Yes, there is dialogue of metaphorical and real boners. The language is sure to grab a younger audience (same as Shakespeare's lines about long swords and country matters). I would tell any parent/teacher concerned that this is not a sexually charged book by any means. Alexie just lays it out like it is for teens. Derogatory words (not just slurs against Indians/First Nations) are also sprinkled throughout. Again, very true-to-life dialogue that teens use these days. It allows for a discussion about appropriate language and why we may use name-calling and labels for our friends.

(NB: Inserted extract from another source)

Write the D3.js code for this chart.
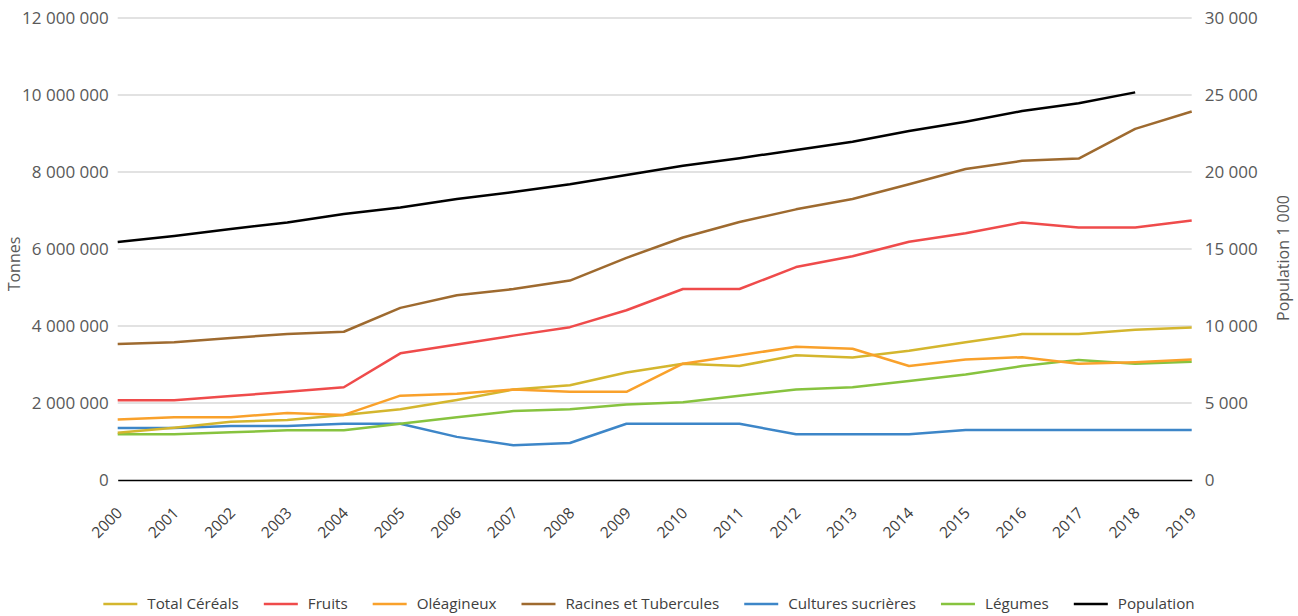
<!DOCTYPE html>
<html>
<head>
<meta charset="utf-8">
<script src="https://cdn.jsdelivr.net/npm/d3@7"></script>
<style>
  html, body { margin: 0; padding: 0; background: #fff; }
  svg { display: block; font-family: "Open Sans", sans-serif; }
</style>
</head>
<body>
<svg id="chart" width="1298" height="616"></svg>
<script>
const years = ["2000","2001","2002","2003","2004","2005","2006","2007","2008","2009","2010","2011","2012","2013","2014","2015","2016","2017","2018","2019"];

const totalCereales = [1230000,1360000,1510000,1560000,1690000,1840000,2080000,2350000,2460000,2790000,3020000,2960000,3240000,3180000,3360000,3580000,3790000,3790000,3900000,3960000];
const fruits = [2070000,2070000,2180000,2290000,2410000,3290000,3520000,3750000,3970000,4410000,4960000,4960000,5530000,5810000,6190000,6410000,6690000,6560000,6560000,6740000];
const oleagineux = [1570000,1630000,1630000,1740000,1690000,2190000,2240000,2350000,2290000,2290000,3020000,3240000,3460000,3410000,2960000,3130000,3190000,3020000,3060000,3130000];
const racines = [3530000,3580000,3690000,3790000,3850000,4470000,4800000,4960000,5180000,5770000,6300000,6700000,7030000,7300000,7680000,8080000,8290000,8350000,9120000,9570000];
const culturesSucrieres = [1350000,1350000,1400000,1400000,1460000,1460000,1120000,900000,960000,1460000,1460000,1460000,1190000,1190000,1190000,1300000,1300000,1300000,1300000,1300000];
const legumes = [1190000,1190000,1240000,1290000,1290000,1460000,1630000,1790000,1840000,1960000,2020000,2190000,2350000,2410000,2570000,2740000,2960000,3120000,3020000,3070000];
const population = [15450,15840,16300,16720,17270,17700,18250,18700,19200,19800,20400,20900,21430,21970,22660,23270,23960,24460,25170,null];

const leftTicks = [0,2000000,4000000,6000000,8000000,10000000,12000000];
const rightTicks = [0,5000,10000,15000,20000,25000,30000];

const seriesNames = ["Total Céréals","Fruits","Oléagineux","Racines et Tubercules","Cultures sucrières","Légumes","Population"];
const seriesColors = ["#d4b62e","#ef4b4b","#f9a12b","#9e6a2f","#3d86c8","#87c33f","#000000"];

const svg = d3.select("#chart");
const X0 = 117.7, X1 = 1191.7, Y0 = 480, Y1 = 18;

const x = d3.scalePoint().domain(years).range([X0, X1]);
const yL = d3.scaleLinear().domain([0, 12000000]).range([Y0, Y1]);
const yR = d3.scaleLinear().domain([0, 30000]).range([Y0, Y1]);

const loc = d3.formatLocale({decimal: ",", thousands: " ", grouping: [3], currency: ["", ""]});
const fmt = loc.format(",d");

// grid
svg.append("g").selectAll("line").data(leftTicks.filter(d => d > 0)).join("line")
  .attr("x1", X0).attr("x2", X1)
  .attr("y1", d => yL(d)).attr("y2", d => yL(d))
  .attr("stroke", "#d9d9d9").attr("stroke-width", 1.5);

// left axis
const gL = svg.append("g").attr("transform", `translate(${X0},0)`)
  .call(d3.axisLeft(yL).tickValues(leftTicks).tickFormat(fmt).tickSize(0).tickPadding(9));
gL.select(".domain").remove();
gL.selectAll("text").attr("fill", "#595959").style("font-size", "17px").style("font-family", "Open Sans").style("white-space", "pre");

// right axis
const gR = svg.append("g").attr("transform", `translate(${X1},0)`)
  .call(d3.axisRight(yR).tickValues(rightTicks).tickFormat(fmt).tickSize(0).tickPadding(13));
gR.select(".domain").remove();
gR.selectAll("text").attr("fill", "#595959").style("font-size", "17px").style("font-family", "Open Sans").style("white-space", "pre");

// bottom axis
const gB = svg.append("g").attr("transform", `translate(0,${Y0})`)
  .call(d3.axisBottom(x).tickSize(0).tickPadding(0));
gB.select(".domain").attr("stroke", "#000").attr("stroke-width", 1.5);
gB.selectAll("text")
  .attr("fill", "#404040").style("font-size", "15.5px").style("font-family", "Open Sans")
  .attr("text-anchor", "end").attr("dy", null).attr("y", 0)
  .attr("transform", "translate(5,34) rotate(-45)");

// axis titles
svg.append("text").attr("transform", "translate(20,264) rotate(-90)")
  .attr("text-anchor", "middle").attr("fill", "#595959")
  .style("font-size", "16px").text("Tonnes");
svg.append("text").attr("transform", "translate(1289,258) rotate(-90)")
  .attr("text-anchor", "middle").attr("fill", "#595959")
  .style("font-size", "16px").text("Population 1 000");

// lines
const leftSeries = [totalCereales, fruits, oleagineux, racines, culturesSucrieres, legumes];
const lineL = d3.line().x((d, i) => x(years[i])).y(d => yL(d));
const lineR = d3.line().defined(d => d !== null).x((d, i) => x(years[i])).y(d => yR(d));

const drawOrder = [4, 5, 0, 2, 1, 3];
drawOrder.forEach(k => {
  svg.append("path").datum(leftSeries[k])
    .attr("fill", "none").attr("stroke", seriesColors[k])
    .attr("stroke-width", 2.5).attr("stroke-linejoin", "round")
    .attr("d", lineL);
});
svg.append("path").datum(population)
  .attr("fill", "none").attr("stroke", seriesColors[6])
  .attr("stroke-width", 2.5).attr("stroke-linejoin", "round")
  .attr("d", lineR);

// legend
const legY = 604;
const leg = svg.append("g");
const items = leg.selectAll("g").data(seriesNames).join("g");
items.append("line").attr("x1", 0).attr("x2", 34).attr("y1", 0).attr("y2", 0)
  .attr("stroke", (d, i) => seriesColors[i]).attr("stroke-width", 2.5);
items.append("text").attr("x", 44).attr("y", 0).attr("dy", "0.35em")
  .attr("fill", "#404040").style("font-size", "15.2px").text(d => d);
let cx = 0;
const offsets = [];
items.each(function () {
  const w = this.querySelector("text").getComputedTextLength();
  offsets.push(cx);
  cx += 44 + w + 25;
});
const total = cx - 25;
const start = 1298 / 2 - total / 2;
items.attr("transform", (d, i) => `translate(${start + offsets[i]},${legY})`);
</script>
</body>
</html>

This book is such a beautiful piece. When you can encapsulate so much anger and depression and still offer laughter, you've created a beautiful book. I keep using the word beautiful. In an odd way the book reminds me of the movie American Beauty. Thankfully the stakes aren't quite so high in TATDOAPTI. The book takes itself far less seriously and I always got the impression that Arthur believed in himself-- even in the darkest times I never felt he was desperate or alone or utterly miserable. He needed to make a list of reminders for why his life wasn't shit, but I didn't need them.

This book invigorated me, made me proud of the next generation coming up, made me so happy to have the life I have and the friends I have. All of that is too cheesy to write in a book review though. The book didn't change my life, just made me happy that books like this exist in my life.